Kotak Mahindra Bank, another large private lender, also had room to absorb the cycle. Its Q4 FY26 media release on standalone results showed a capital adequacy ratio (CAR, regulatory capital compared with risk-weighted assets) of 22.4 percent and a common equity tier 1 ratio of 21.3 percent as of March 31, 2026. Its NIM fell from 4.97 percent to 4.67 percent in the fourth quarter, but the bank still reported standalone PAT growth of 13 percent for the quarter.

South Indian Bank, a Kerala-based private lender, tells a different part of the story. Its FY26 investor presentation for March results showed net profit of ₹1,455 crore, RoA of 1.03 percent and RoE of 12.76 percent, while gross non-performing assets (GNPAs, bad or overdue loans as a share of advances) fell to 1.43 percent. In smaller banks, cleaner credit can offset some margin pain, even when the NIM line is moving down.

The Weak Spots Sit in Credit Costs and Mix

The next leg of the story depends on credit costs, not only rates. If slippages rise while margins remain compressed, the return ratio can fall quickly because banks lose on both sides of the income statement. Interest income grows slower, and provisions take a larger bite from operating profit.

  • Provision choices are becoming more conservative. Axis Bank made an additional one-time provision of ₹2,001 crore in Q4 FY26 under a prudent standard-asset framework. That may protect future quarters, but it also pulled down reported profitability in the year just ended.
  • Microfinance-heavy portfolios remain sensitive to borrower stress. Bandhan Bank’s Q4 FY26 investor presentation showed RoE at 4.8 percent for FY26 and an emerging entrepreneurs business stress pool of ₹39.7 billion as of March 31, 2026.
  • Deposit mix now matters as much as loan growth. Current account and savings account (CASA, low-cost deposits) strength lets a bank reprice funding more gently, while lenders dependent on expensive term deposits have less room to defend spreads.

That last point is why the FY26 results look more like a sorting exercise than a single-sector downgrade. Private banks with strong low-cost deposits, granular credit and clean asset quality can live with lower NIM for a while. Lenders that need high margins to offset portfolio stress have far less room for error.

FY27 Will Test the Deposit Franchise

Fiscal 2027 starts with a tougher benchmark than the last cycle. Investors have already seen that private lenders can grow loans while earning lower incremental spreads. The question now is whether deposit costs fall fast enough to restore margins before credit costs rise further.

Management commentary across the sector points to the same pressure point. Deposits remain the scarce raw material.
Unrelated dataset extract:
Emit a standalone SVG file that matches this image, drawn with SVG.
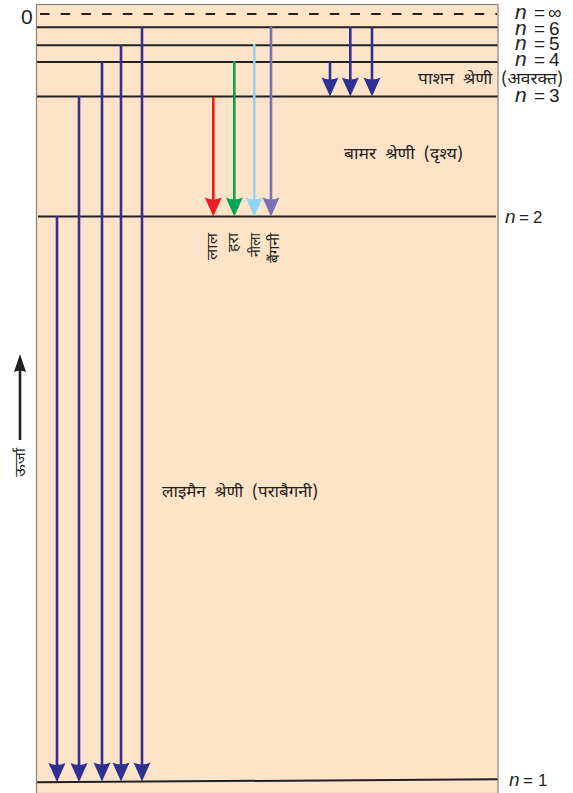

If banks have to keep paying up for term money, the benefit of any lower policy rate will leak out slowly. If CASA ratios improve and old high-cost deposits roll off, the earnings bridge gets easier.

The winners will not be the banks with the biggest loan-growth number alone. They will be the ones that can fund growth cheaply, avoid credit surprises and keep treasury volatility from turning into a recurring drag. If those three conditions hold, FY26 becomes a margin trough. If they fail, the lower RoE print becomes the new base.